Die Erfolge der guten Ausbildung fruchten jetzt

Mit 25,8 Jahren Altersdurchschnitt stellen die Three Lions die jüngste Mannschaft der EM (knapp vor Deutschland mit 25,9 Jahren). Das Team besteht aus Eigengewächsen der englischen Vereine, die sich bereits aus der Liga kennen – und die in Rooney einen kompetenten Mannschaftskapitän haben. Der Rest des Kaders besteht aus einigen echten Jungspunden: Stürmer Marcus Rashford ist mit 18 Jahren der jüngste Spieler der EM, Harry Kane (22), Raheem Sterling (21), Eric Dier (22) und Dele Alli (20) sind nur wenig älter. Fast schon skurril wirkt es, dass Trainer Roy Hodgson nach Jahren flickenteppichartiger Teamaufstellungen eine so junge, kompetente Truppe auf den Platz bringen kann. Dabei ist Englands Team nicht nur für die WM fit, sondern gilt auch als Versprechen für die Zukunft. Man denke an junge Teams vor dem großen Sprung wie Deutschland 2010 oder Belgien 2014.

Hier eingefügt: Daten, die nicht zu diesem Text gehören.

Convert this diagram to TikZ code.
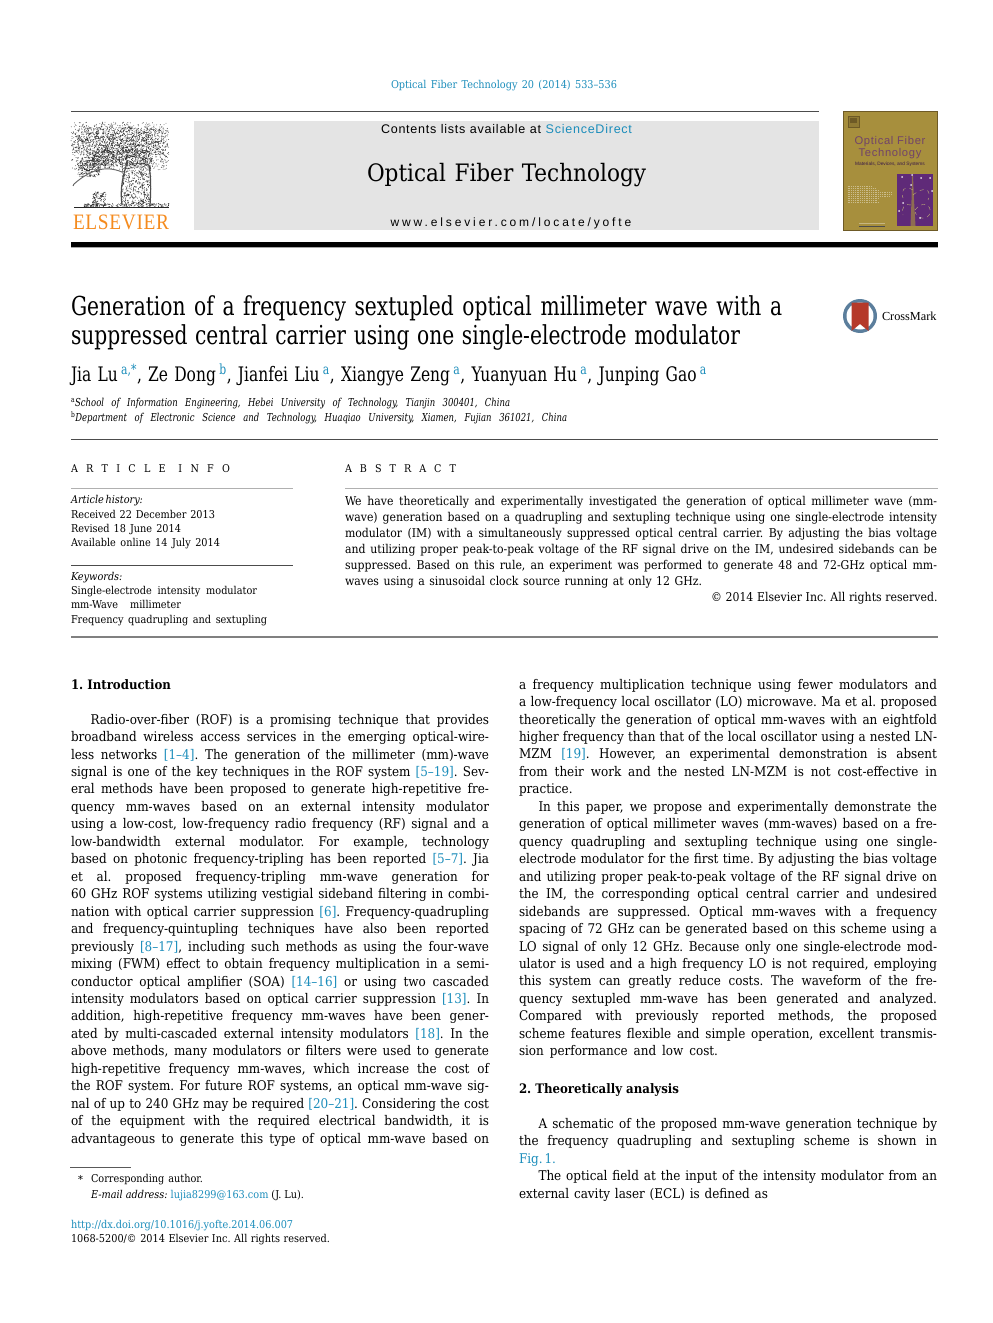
\documentclass[tikz,border=0pt]{standalone}
\usepackage{fontspec}
\setmainfont[WordSpace=0.75]{DejaVu Serif Condensed}
\newfontfamily\lsf{Liberation Serif}
\newfontfamily\titlef[FakeStretch=0.86,WordSpace=0.75]{DejaVu Serif Condensed}
\newfontfamily\elsf[FakeStretch=0.88]{Liberation Serif}
\newfontfamily\hdsans{Liberation Sans}
\newfontfamily\hdsanswide[LetterSpace=24]{Liberation Sans}
\newfontfamily\hdsanstrack[LetterSpace=6]{Liberation Sans}
\definecolor{linkc}{HTML}{1B8DBB}
\definecolor{boxgrey}{HTML}{E4E4E4}
\definecolor{rulegrey}{HTML}{B0B0B0}
\definecolor{cover}{HTML}{A78F3D}
\definecolor{coverd}{HTML}{6E5A26}
\definecolor{coverp}{HTML}{5F2A78}
\definecolor{elsorange}{HTML}{F58B1E}
\definecolor{cmring}{HTML}{5B7E9C}
\definecolor{cmred}{HTML}{B5392A}
\newcommand\lk[1]{\textcolor{linkc}{#1}}
\newdimen\pxu \pxu=0.75pt
\newcount\nodeno
\newcommand\tl[5][txt]{\global\advance\nodeno 1 \node[#1,yshift=-0.45pt] (t\the\nodeno) at (#2,#3) {\makebox[#4\pxu][s]{#5}};}
\newcommand\startcol[3]{\xdef\colx{#1}\xdef\cury{#2}\xdef\pitch{#3}}
\newcommand\stepy{\pgfmathparse{\cury+\pitch}\xdef\cury{\pgfmathresult}}
\newcommand\bl[1]{\tl[body]{\colx}{\cury}{418}{#1}\stepy}
\newcommand\bli[1]{\pgfmathparse{\colx+19.5}\edef\xi{\pgfmathresult}\tl[body]{\xi}{\cury}{398.5}{#1}\stepy}
\newcommand\blr[2]{\tl[body]{\colx}{\cury}{#1}{#2}\stepy}
\newcommand\ab[1]{\tl[abst]{345}{\cury}{592}{#1}\stepy}
\tikzset{
 txt/.style={anchor=base west,inner sep=0pt,outer sep=0pt,font=\fontsize{8.1}{10}\selectfont},
 body/.style={txt,font=\fontsize{10}{12}\selectfont},
 abst/.style={txt,font=\fontsize{9.1}{11}\selectfont},
 small/.style={txt,font=\fontsize{8.1}{10}\selectfont},
 heading/.style={txt,font=\fontsize{9.8}{12}\selectfont\bfseries},
 spaced/.style={txt,font=\fontsize{8}{10}\selectfont},
 titlet/.style={txt,font=\fontsize{19.6}{22}\titlef\selectfont},
 authort/.style={txt,font=\fontsize{15}{18}\titlef\selectfont},
 affil/.style={txt,font=\fontsize{8.2}{10}\titlef\selectfont\itshape},
 journal/.style={txt,font=\fontsize{18}{22}\selectfont},
 hdtxt/.style={txt,font=\fontsize{9.4}{11}\hdsanstrack\selectfont},
 hdurl/.style={txt,font=\fontsize{9}{11}\hdsanswide\selectfont},
 rulethin/.style={line width=0.75pt,color=black!70},
 rulelight/.style={line width=1.4pt,color=rulegrey},
 speck/.style={fill=black!80},
}
\begin{document}
\frenchspacing
\begin{tikzpicture}[x=0.75pt,y=-0.75pt]
\useasboundingbox (0,0) rectangle (992,1323);
\fill[white] (0,0) rectangle (992,1323);
\pgfmathsetseed{4242}
% header
\tl[small]{391}{88}{226}{\lk{Optical Fiber Technology 20 (2014) 533–536}}
\draw[rulethin] (71,111.5) -- (819,111.5);
\fill[boxgrey] (194,121) rectangle (819,230.5);
\tl[hdtxt]{381}{133}{251}{Contents lists available at \lk{ScienceDirect}}
\tl[journal]{367}{181}{279}{Optical Fiber Technology}
\node[hdurl,anchor=base] (url) at (511,226.5) {www.elsevier.com/locate/yofte};
\fill[black] (71,242) rectangle (938,247);
\fill[black!35] (71,247) rectangle (938,248);
% Elsevier tree
\fill[speck] \foreach \i in {1,...,1900}{ ({120+49*sqrt(rnd)*cos(360*rnd)},{146+24*sqrt(rnd)*sin(360*rnd)}) circle (0.42) };
\fill[speck] \foreach \i in {1,...,420}{ ({72+97*rnd},{128+25*rnd}) circle (0.42) };
\fill[speck] \foreach \i in {1,...,500}{ ({92+60*rnd},{150+16*rnd}) circle (0.42) };
\fill[speck] \foreach \i in {1,...,240}{ ({78+22*rnd},{160+17*rnd}) circle (0.42) };
\fill[speck] \foreach \i in {1,...,520}{ ({122+29*rnd},{163+42*rnd}) circle (0.42) };
\fill[speck] \foreach \i in {1,...,120}{ ({92+14*rnd},{192+14*rnd}) circle (0.42) };
\fill[speck] \foreach \i in {1,...,220}{ ({84+85*rnd},{203.5+3.5*rnd}) circle (0.42) };
\draw[black!85,line width=0.7pt] (74,207.5) -- (169,207.5);
\draw[black!70,line width=0.9pt] (122,205) .. controls (120,190) and (122,178) .. (128,160);
\draw[black!70,line width=0.9pt] (150,205) .. controls (151,190) and (151,178) .. (149,165);
\draw[black!60,line width=0.7pt] (122,172) .. controls (105,165) and (90,170) .. (74,184);
\draw[black!70,line width=0.6pt] (74,184) -- (73,186);
\node[txt,font=\fontsize{16.5}{18}\elsf\selectfont,text=elsorange] (els) at (73,229.5) {\makebox[96\pxu][s]{E\hfill L\hfill S\hfill E\hfill V\hfill I\hfill E\hfill R}};
% cover
\fill[cover,draw=coverd,line width=0.75pt] (843,111.5) rectangle (937.5,230.5);
\draw[coverd,line width=0.4pt,fill=coverd!40!cover] (848,116) rectangle (859,127);
\fill[coverd] (850,118) rectangle (857,123);
\node[txt,font=\fontsize{8.4}{9}\hdsanstrack\selectfont,text=coverp!75!cover,anchor=base] (cv1) at (890,144.5) {Optical Fiber};
\node[txt,font=\fontsize{8.4}{9}\hdsanstrack\selectfont,text=coverp!75!cover,anchor=base] (cv2) at (890,156.5) {Technology};
\node[txt,font=\fontsize{3.6}{4}\hdsans\selectfont,text=coverp!60!black,anchor=base] (cv3) at (890,165.5) {Materials, Devices, and Systems};
\fill[coverp] (897,174) rectangle (933,226);
\fill[cover!65!coverp] (910.5,226) -- (911.5,200) -- (912,176) -- (913,176) -- (914,200) -- (915.5,226) -- cycle;
\draw[cover!70!white,line width=0.3pt,dashed] (913,190) .. controls (905,185) and (900,190) .. (903,198) (913,195) .. controls (925,185) and (932,190) .. (928,200) (915,210) .. controls (922,200) and (932,205) .. (930,213) .. controls (928,220) and (918,220) .. (915,212) (911,205) .. controls (905,203) and (901,207) .. (903,215);
\fill[white!85!coverp] \foreach \p in {(902,177),(912,175),(921,178),(930,178),(932,191),(903,203),(899,211),(920,218),(911,185)}{ \p circle (1) };
\foreach \yy/\ww in {186/25,188/28,190/32,192/44,194/44,196/42,198/32,200/30,202/32}{
 \draw[white!40!cover,line width=0.35pt,densely dotted] (847.5,\yy) -- ({847.5+\ww},\yy);
}
\draw[black!70,line width=0.6pt] (859,226) -- (885,226);
\draw[white!35!cover,line width=0.3pt] (859,223.5) -- (885,223.5);
% title
\tl[titlet]{71}{315}{711}{Generation of a frequency sextupled optical millimeter wave with a}
\tl[titlet]{71}{344}{669}{suppressed central carrier using one single-electrode modulator}
% crossmark
\fill[cmring] (860,316) circle (17);
\fill[white] (860,316) circle (13.5);
\fill[cmred] (851.5,302.5) -- (868.5,302.5) -- (868.5,331) -- (860,324) -- (851.5,331) -- cycle;
\node[txt,font=\fontsize{9.2}{11}\lsf\selectfont] (cm) at (882,320) {\makebox[55\pxu][s]{CrossMark}};
% authors
\tl[authort]{71}{381}{636}{Jia Lu\,\textsuperscript{\lk{a,}\lk{*}}, Ze Dong\,\textsuperscript{\lk{b}}, Jianfei Liu\,\textsuperscript{\lk{a}}, Xiangye Zeng\,\textsuperscript{\lk{a}}, Yuanyuan Hu\,\textsuperscript{\lk{a}}, Junping Gao\,\textsuperscript{\lk{a}}}
\tl[affil]{71}{406}{439}{\textsuperscript{\upshape a}School of Information Engineering, Hebei University of Technology, Tianjin 300401, China}
\tl[affil]{71}{421}{496}{\textsuperscript{\upshape b}Department of Electronic Science and Technology, Huaqiao University, Xiamen, Fujian 361021, China}
\draw[rulethin] (71,439.5) -- (938,439.5);
% article info
\tl[spaced]{71}{471.5}{159}{A\hfill R\hfill T\hfill I\hfill C\hfill L\hfill E\hspace{1.2em}I\hfill N\hfill F\hfill O}
\tl[spaced]{345}{471.5}{111}{A\hfill B\hfill S\hfill T\hfill R\hfill A\hfill C\hfill T}
\draw[rulelight] (71,488.5) -- (293,488.5);
\draw[rulelight] (345,488.5) -- (938,488.5);
\tl[small]{71}{503}{71}{\textit{Article history:}}
\tl[small]{71}{518}{144}{Received 22 December 2013}
\tl[small]{71}{532}{110}{Revised 18 June 2014}
\tl[small]{71}{546}{149}{Available online 14 July 2014}
\draw[rulethin] (71,565.5) -- (293,565.5);
\tl[small]{71}{580}{50}{\textit{Keywords:}}
\tl[small]{71}{594}{186}{Single-electrode intensity modulator}
\tl[small]{71}{608}{110}{mm-Wave millimeter}
\tl[small]{71}{623}{196}{Frequency quadrupling and sextupling}
% abstract
\startcol{345}{504.5}{16}
\ab{We have theoretically and experimentally investigated the generation of optical millimeter wave (mm-}
\ab{wave) generation based on a quadrupling and sextupling technique using one single-electrode intensity}
\ab{modulator (IM) with a simultaneously suppressed optical central carrier. By adjusting the bias voltage}
\ab{and utilizing proper peak-to-peak voltage of the RF signal drive on the IM, undesired sidebands can be}
\ab{suppressed. Based on this rule, an experiment was performed to generate 48 and 72-GHz optical mm-}
\tl[abst]{345}{\cury}{357}{waves using a sinusoidal clock source running at only 12 GHz.}
\tl[abst]{711}{600.5}{226.5}{© 2014 Elsevier Inc. All rights reserved.}
\draw[line width=1.2pt,color=black!50] (71,637) -- (938,637);
% left column
\tl[heading]{71}{688.5}{100}{1. Introduction}
\startcol{71}{723.5}{17.46}
\bli{Radio-over-fiber (ROF) is a promising technique that provides}
\bl{broadband wireless access services in the emerging optical-wire-}
\bl{less networks \lk{[1–4]}. The generation of the millimeter (mm)-wave}
\bl{signal is one of the key techniques in the ROF system \lk{[5–19]}. Sev-}
\bl{eral methods have been proposed to generate high-repetitive fre-}
\bl{quency mm-waves based on an external intensity modulator}
\bl{using a low-cost, low-frequency radio frequency (RF) signal and a}
\bl{low-bandwidth external modulator. For example, technology}
\bl{based on photonic frequency-tripling has been reported \lk{[5–7]}. Jia}
\bl{et al. proposed frequency-tripling mm-wave generation for}
\bl{60 GHz ROF systems utilizing vestigial sideband filtering in combi-}
\bl{nation with optical carrier suppression \lk{[6]}. Frequency-quadrupling}
\bl{and frequency-quintupling techniques have also been reported}
\bl{previously \lk{[8–17]}, including such methods as using the four-wave}
\bl{mixing (FWM) effect to obtain frequency multiplication in a semi-}
\bl{conductor optical amplifier (SOA) \lk{[14–16]} or using two cascaded}
\bl{intensity modulators based on optical carrier suppression \lk{[13]}. In}
\bl{addition, high-repetitive frequency mm-waves have been gener-}
\bl{ated by multi-cascaded external intensity modulators \lk{[18]}. In the}
\bl{above methods, many modulators or filters were used to generate}
\bl{high-repetitive frequency mm-waves, which increase the cost of}
\bl{the ROF system. For future ROF systems, an optical mm-wave sig-}
\bl{nal of up to 240 GHz may be required \lk{[20–21]}. Considering the cost}
\bl{of the equipment with the required electrical bandwidth, it is}
\bl{advantageous to generate this type of optical mm-wave based on}
% footnotes
\draw[line width=1pt,color=black!65] (70,1167.5) -- (131,1167.5);
\tl[small]{78}{1183}{6}{*}
\tl[small]{91}{1182}{112}{Corresponding author.}
\tl[small]{91}{1198}{213}{\textit{E-mail address:} \lk{lujia8299@163.com} (J. Lu).}
\tl[small]{71}{1228}{227}{\lk{http://dx.doi.org/10.1016/j.yofte.2014.06.007}}
\tl[small]{71}{1242}{259}{1068-5200/© 2014 Elsevier Inc. All rights reserved.}
% right column
\startcol{519}{688.5}{17.46}
\bl{a frequency multiplication technique using fewer modulators and}
\bl{a low-frequency local oscillator (LO) microwave. Ma et al. proposed}
\bl{theoretically the generation of optical mm-waves with an eightfold}
\bl{higher frequency than that of the local oscillator using a nested LN-}
\bl{MZM \lk{[19]}. However, an experimental demonstration is absent}
\bl{from their work and the nested LN-MZM is not cost-effective in}
\blr{53}{practice.}
\bli{In this paper, we propose and experimentally demonstrate the}
\bl{generation of optical millimeter waves (mm-waves) based on a fre-}
\bl{quency quadrupling and sextupling technique using one single-}
\bl{electrode modulator for the first time. By adjusting the bias voltage}
\bl{and utilizing proper peak-to-peak voltage of the RF signal drive on}
\bl{the IM, the corresponding optical central carrier and undesired}
\bl{sidebands are suppressed. Optical mm-waves with a frequency}
\bl{spacing of 72 GHz can be generated based on this scheme using a}
\bl{LO signal of only 12 GHz. Because only one single-electrode mod-}
\bl{ulator is used and a high frequency LO is not required, employing}
\bl{this system can greatly reduce costs. The waveform of the fre-}
\bl{quency sextupled mm-wave has been generated and analyzed.}
\bl{Compared with previously reported methods, the proposed}
\bl{scheme features flexible and simple operation, excellent transmis-}
\blr{199}{sion performance and low cost.}
\tl[heading]{519}{1092.5}{160}{2. Theoretically analysis}
\startcol{519}{1127.5}{17.5}
\bli{A schematic of the proposed mm-wave generation technique by}
\bl{the frequency quadrupling and sextupling scheme is shown in}
\blr{21}{\lk{Fig. 1.}}
\bli{The optical field at the input of the intensity modulator from an}
\blr{249}{external cavity laser (ECL) is defined as}
\end{tikzpicture}
\end{document}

Three Cubs on the Shirt – Das junge englische Team greift nach dem Titel

Auch wenn die englische Nationalmannschaft ein junges Team aufstellt, könnte die Mannschaft im Druck des Turniers einfach noch zu unerfahren sein. Zumal auch die jungen Spieler aus den Premier League-Kadern nicht immer die Spielzeit bekommen, die sie eigentlich verdienen – denn die Regel zur Integration englischer Spieler garantiert keine Spielzeit in einer leistungsdominierten und mit vielen Spieltagen übersäten Liga. Daher mag England zwar zum engeren Kreis der Favoriten zählen, ist beim Turnier in Frankreich aber doch eher Geheimfavorit.